2. Define the MutexThreadSafeQueue Class:
template <typename T>
class MutexThreadSafeQueue {
public:
// Constructor
MutexThreadSafeQueue() {}
// Push an element onto the queue
void Push(const T& item) {
std::lock_guard<std::mutex> lock(mutex_);
queue_.push(item);
}
// Pop an element from the queue
T Pop() {
std::lock_guard<std::mutex> lock(mutex_);
if (queue_.empty()) {
throw std::runtime_error("Queue is empty");
}
T item = queue_.front();
queue_.pop();
return item;
}
// Check if the queue is empty
bool Empty() {
std::lock_guard<std::mutex> lock(mutex_);
return queue_.empty();
}
private:
std::queue<T> queue_;
std::mutex mutex_;
};
This code defines a C++ class template MutexThreadSafeQueue which represents a thread-safe queue. Here's what the class does:
- The constructor initializes the queue.
- Push function adds an element to the queue while protecting the operation with a mutex.
- Pop function retrieves an element from the queue, also protected by a mutex.
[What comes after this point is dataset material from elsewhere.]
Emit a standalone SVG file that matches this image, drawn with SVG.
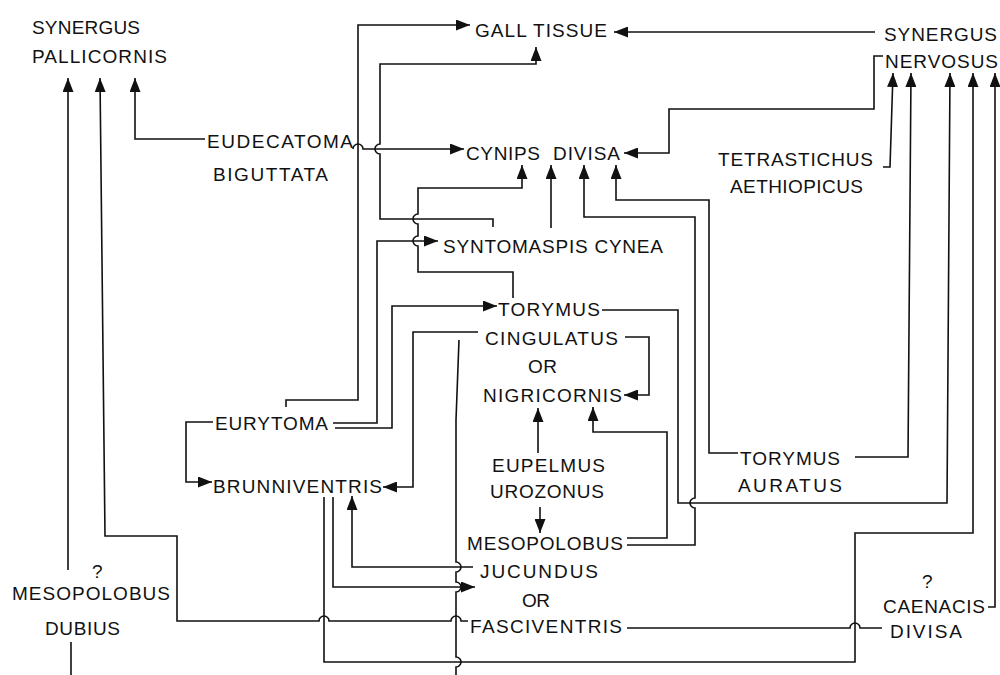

It throws an exception if the queue is empty.
- Empty checks if the queue is empty, again within a mutex-protected context.
- It uses std::queue to store elements and std::mutex for synchronization.
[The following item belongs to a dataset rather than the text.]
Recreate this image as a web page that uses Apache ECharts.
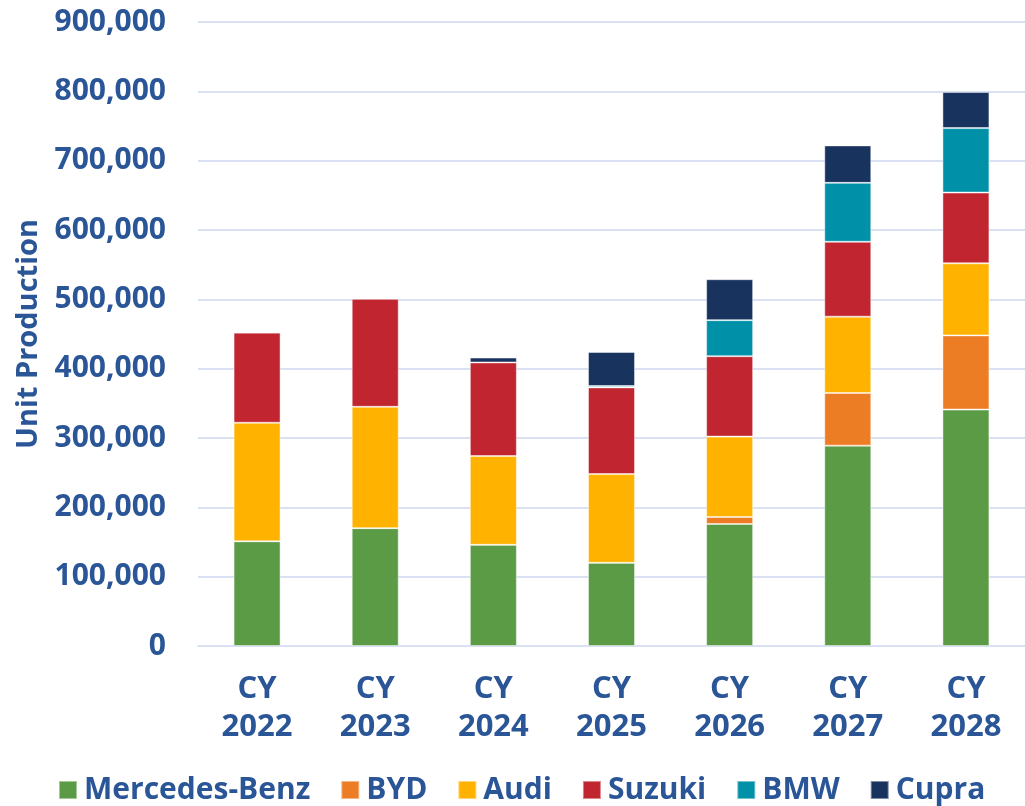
<!DOCTYPE html>
<html>
<head>
<meta charset="utf-8">
<script src="https://cdn.jsdelivr.net/npm/echarts@6/dist/echarts.min.js"></script>
<style>
  html, body { margin: 0; padding: 0; background: #fff; }
  #chart { width: 1025px; height: 806px; }
</style>
</head>
<body>
<div id="chart"></div>
<script>
const years = ['CY\n2022', 'CY\n2023', 'CY\n2024', 'CY\n2025', 'CY\n2026', 'CY\n2027', 'CY\n2028'];

const mercedes = [151000, 170000, 146000, 120000, 176000, 289000, 341000];
const byd      = [0, 0, 0, 0, 10000, 76000, 107000];
const audi     = [171000, 175000, 128000, 128000, 116000, 110000, 104000];
const suzuki   = [130000, 156000, 135000, 125000, 116000, 108000, 102000];
const bmw      = [0, 0, 0, 2000, 52000, 85000, 93000];
const cupra    = [0, 0, 7000, 49000, 59000, 54000, 52000];

const TEXT = '#2A5597';
const FONT = '"Open Sans", sans-serif';

const chart = echarts.init(document.getElementById('chart'));

function bar(name, data, color) {
  return {
    name: name,
    type: 'bar',
    stack: 'total',
    barWidth: 47,
    data: data,
    itemStyle: {
      color: color,
      borderColor: 'rgba(255,255,255,0.45)',
      borderWidth: 1
    }
  };
}

const option = {
  backgroundColor: '#fff',
  animation: false,
  textStyle: { fontFamily: FONT },
  grid: { left: 198, top: 22, width: 829, bottom: 160 },
  legend: {
    top: 770,
    left: 53,
    itemWidth: 18,
    itemHeight: 18,
    itemGap: 30,
    icon: 'rect',
    textStyle: { color: TEXT, fontSize: 30, fontWeight: 'bold', fontFamily: FONT, padding: [0, 0, 0, 2] },
    data: ['Mercedes-Benz', 'BYD', 'Audi', 'Suzuki', 'BMW', 'Cupra']
  },
  xAxis: {
    type: 'category',
    data: years,
    axisLine: { lineStyle: { color: '#D9E1F2', width: 2 } },
    axisTick: { show: false },
    axisLabel: {
      color: TEXT,
      fontSize: 31,
      fontWeight: 'bold',
      lineHeight: 38,
      margin: 24,
      fontFamily: FONT
    }
  },
  yAxis: {
    type: 'value',
    min: 0,
    max: 900000,
    interval: 100000,
    name: 'Unit Production',
    nameLocation: 'middle',
    nameGap: 154,
    nameTextStyle: { color: TEXT, fontSize: 29, fontWeight: 'bold', fontFamily: FONT },
    axisLine: { show: false },
    axisTick: { show: false },
    splitLine: { lineStyle: { color: '#D9E1F2', width: 2 } },
    axisLabel: {
      color: TEXT,
      fontSize: 30,
      fontWeight: 'bold',
      margin: 32,
      fontFamily: FONT,
      formatter: v => v.toLocaleString('en-US')
    }
  },
  series: [
    bar('Mercedes-Benz', mercedes, '#5B9B45'),
    bar('BYD', byd, '#ED7D24'),
    bar('Audi', audi, '#FFB300'),
    bar('Suzuki', suzuki, '#C12530'),
    bar('BMW', bmw, '#0091A8'),
    bar('Cupra', cupra, '#17335E')
  ]
};

chart.setOption(option);
</script>
</body>
</html>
3. Define the Main Function:
int main() {
MutexThreadSafeQueue<int> myQueue;
// Push elements onto the queue
myQueue.Push(1);
myQueue.Push(2);
myQueue.Push(3);
// Pop elements from the queue
while (!myQueue.Empty()) {
std::cout << "Popped: " << myQueue.Pop() << std::endl;
}
return 0;
}
In the Main Function:
- An instance of the MutexThreadSafeQueue class is created, specifying that it will store integers (int).
- Three elements (1, 2, and 3) are pushed onto the queue using the Push method.
- A while loop is used to pop and print elements from the queue using the Pop method, and the loop continues until the queue is empty.
- The program ends by returning 0 from the main Function.
Complexity analysis:
Push Operation:
Time Complexity: O(1)
The Push operation has a constant time complexity because it simply adds an element to the end of the underlying std::queue, and the std::queue class has constant-time insertion at the end.
Locking and unlocking the mutex have very low overhead and don't significantly impact the time complexity.
Space Complexity: O(1)
The Push operation doesn't allocate additional memory based on the number of elements in the queue. It only adds a reference to the existing element, so the space complexity remains constant.
Pop Operation:
Time Complexity: O(1)
Similar to the Push operation, the Pop operation has a constant time complexity. It removes an element from the front of the underlying std::queue, which is a constant-time operation.
Locking and unlocking the mutex have low overhead and don't significantly affect the time complexity.
Space Complexity: O(1)
The Pop operation also doesn't allocate additional memory based on the number of elements in the queue, so the space complexity is constant.
Empty Operation:
Time Complexity: O(1)
The Empty operation is a constant-time operation. It checks whether the underlying std::queue is empty, which is a constant-time operation.
Locking and unlocking the mutex have low overhead and don't significantly affect the time complexity.
Space Complexity: O(1)
The Empty operation does not allocate additional memory; it simply checks the state of the queue, so the space complexity is constant.